The way that things don’t get done around here

A tale of frustration, disappointment and loss

This is the first in a trilogy of articles. What comes next is called “The way things could get done around here – a tale of possibility, progress and the promise of winning”. I am hopeful that in the not too distant future the last article in the Trilogy will appear titled “The way things are done around here – a tale of fulfilment, realization and triumph”.

But for now let’s start at the beginning:

The global economic tsunami that broke in 2008 was a long time in the making. Over many previous years the global workforce had become characterized by a growing gap between the people who dreamed up enterprise strategy and the people who implemented it. The dreamers lived remotely in what were known as ivory towers, the workers populated what were known as the salt mines. The primary motivator of the dreamers was to deliver an ever growing return on shareholder funds. In simple terms they were on a treadmill to prosperity.

The inspiration of the workers was to provide an ever- improving lifestyle for themselves and their families – some aspired to become dreamers. In simple terms they were on a treadmill to prosperity.

So where was the gap? It was in the location of the treadmills.

The dreamers were in a space called POWER, the workers were in a space called POWERLESS.

After the tsunami had passed, the surviving dreamers discovered that they had become severely disadvantaged. The dreams of unending growth had been replaced by the requirement to survive. The workers had now transformed from being the instruments of growth into the elements threatening survival. So many of them had to go, like sailors being thrown overboard to lighten a sinking ship.

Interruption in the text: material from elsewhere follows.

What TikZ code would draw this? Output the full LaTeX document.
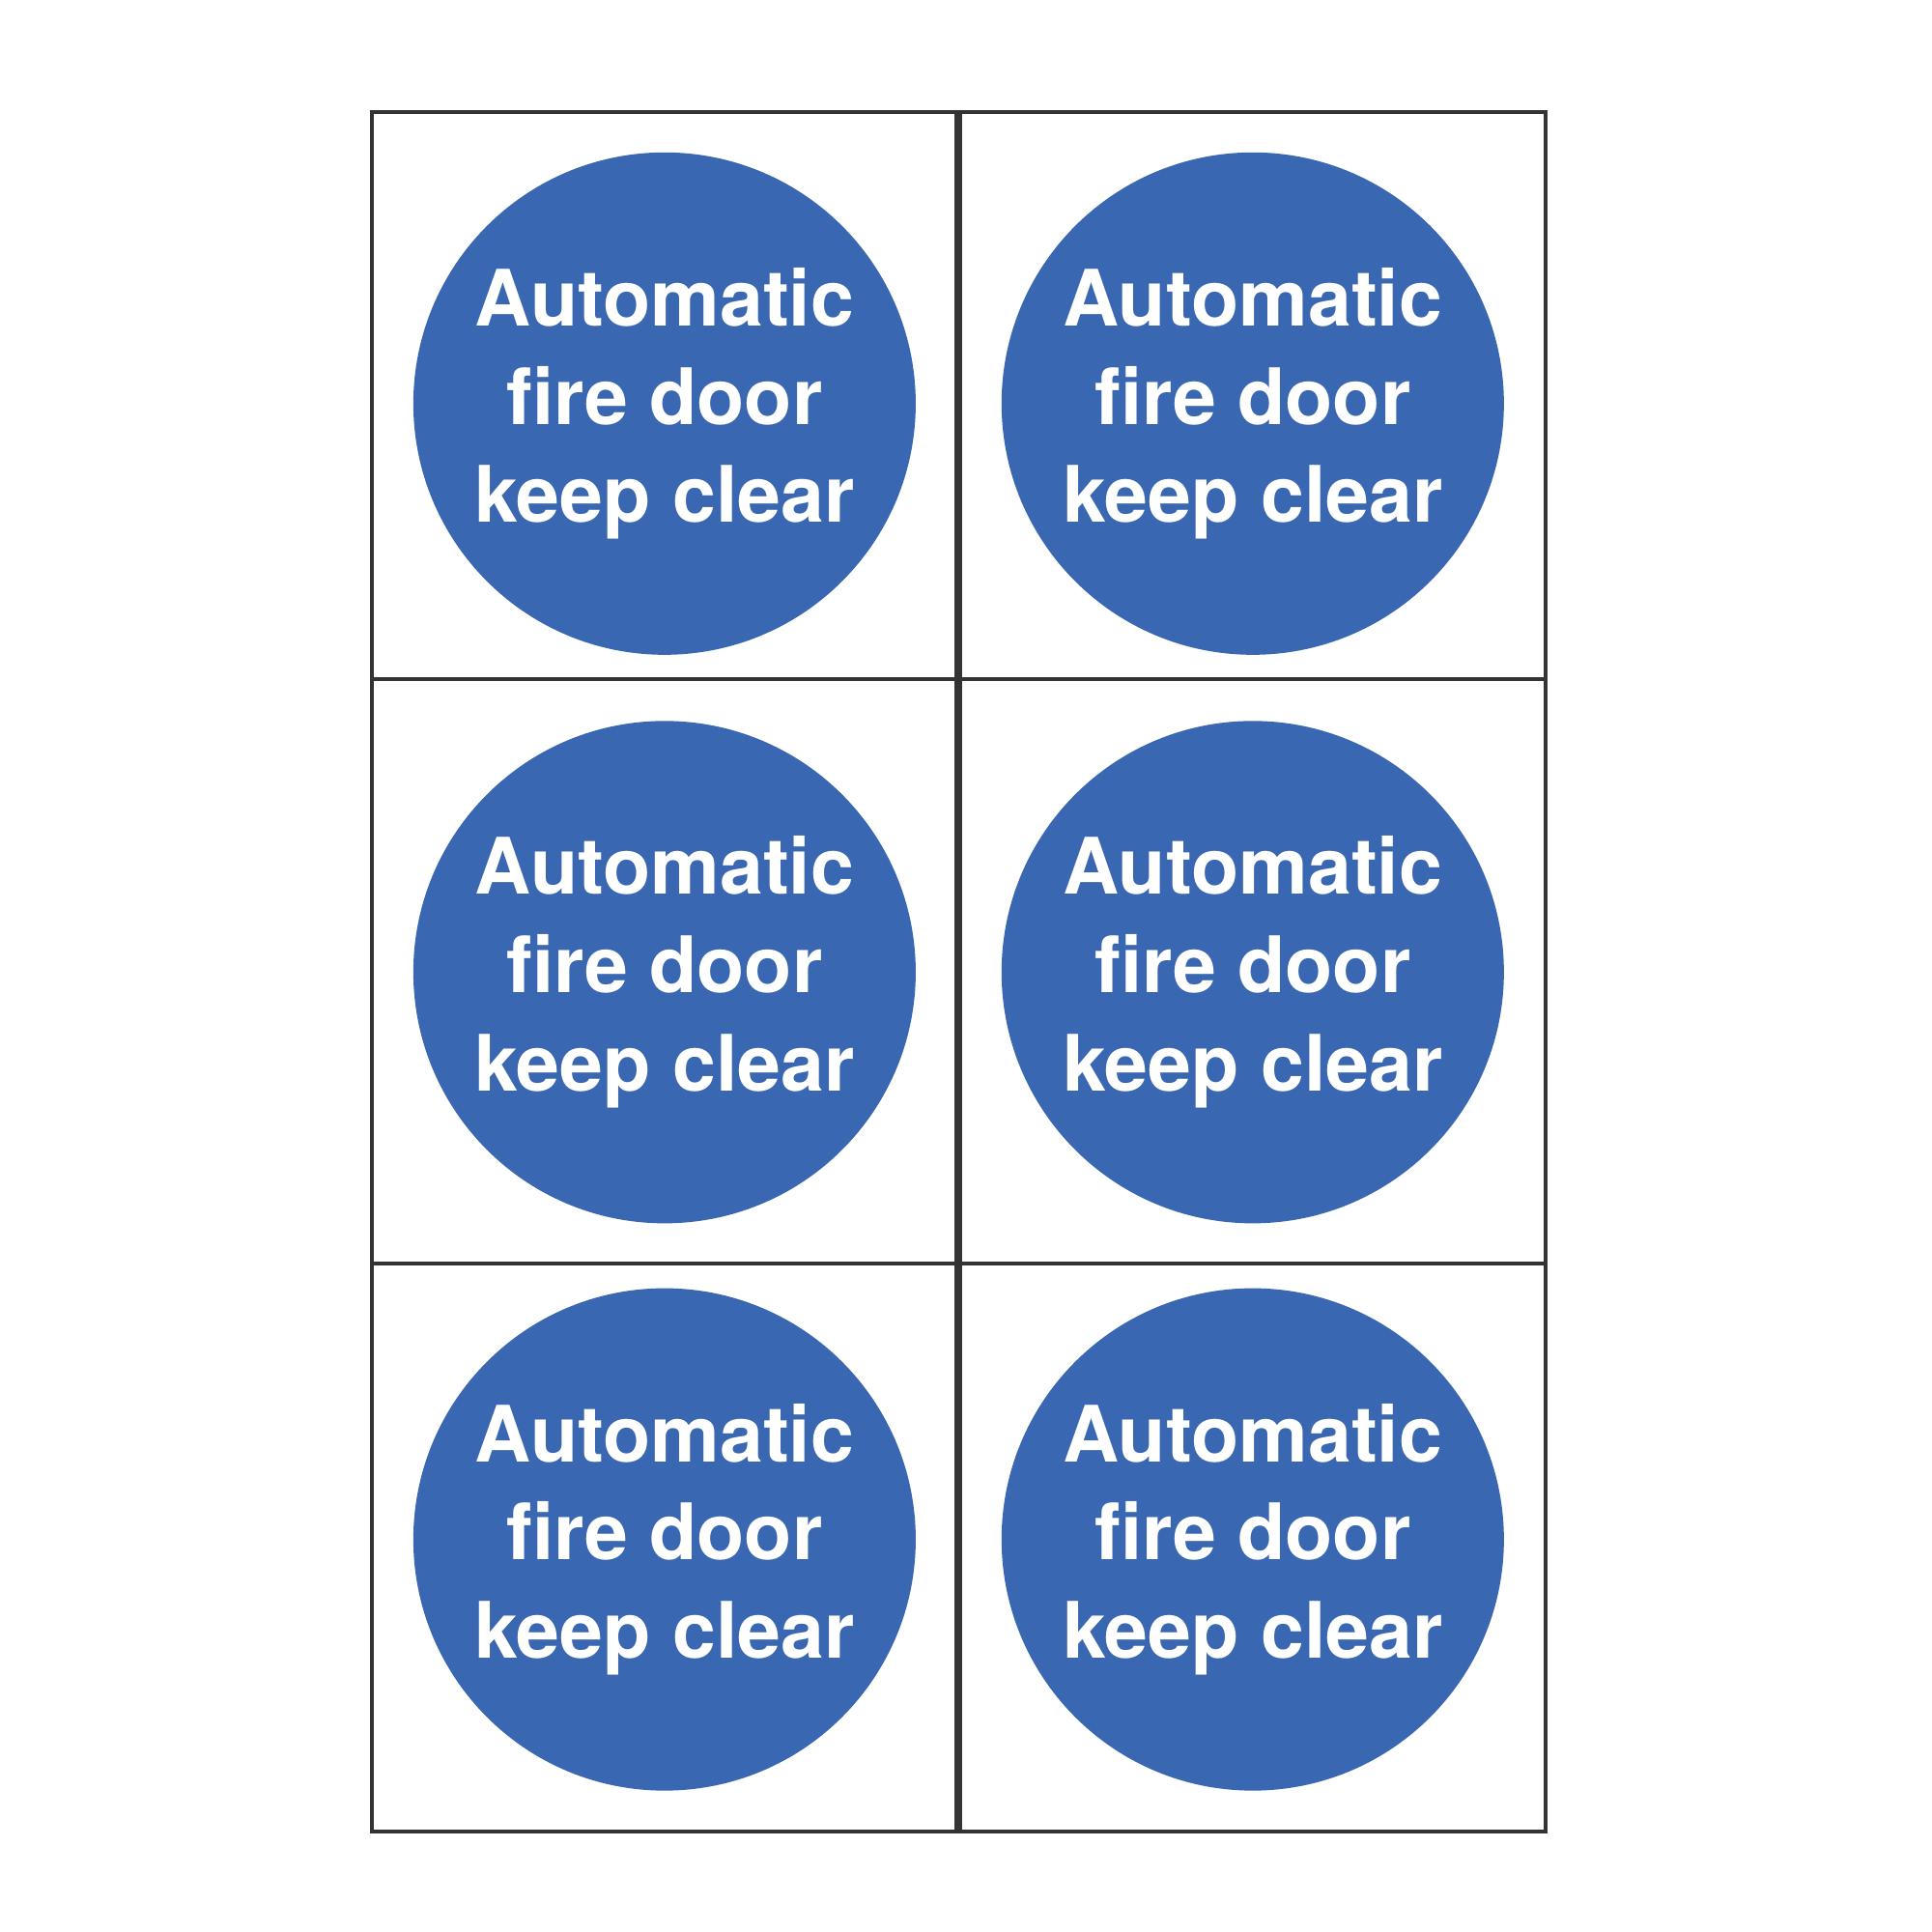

Those who remained had to row harder.

The pollsters arrived quickly to assess the impact of the disaster.

The results of their research revealed that in 2009 more than 70% of the global workforce was disengaged, meaning doing as little as possible consistent with picking up a monthly pay check, and of these 20% were actively disengaged, meaning anything from publishing CVs to committing acts of sabotage.

These results have not varied by more than a couple of percentage points year on year to the present time.

In a decade that has seen vast improvements in the human condition delivered by the rapid devolution of technology, it is remarkable that the disengagement malaise continues with unabated severity and with no remedy in sight. The reasons for this phenomenon are truly amazing but not hard to discover.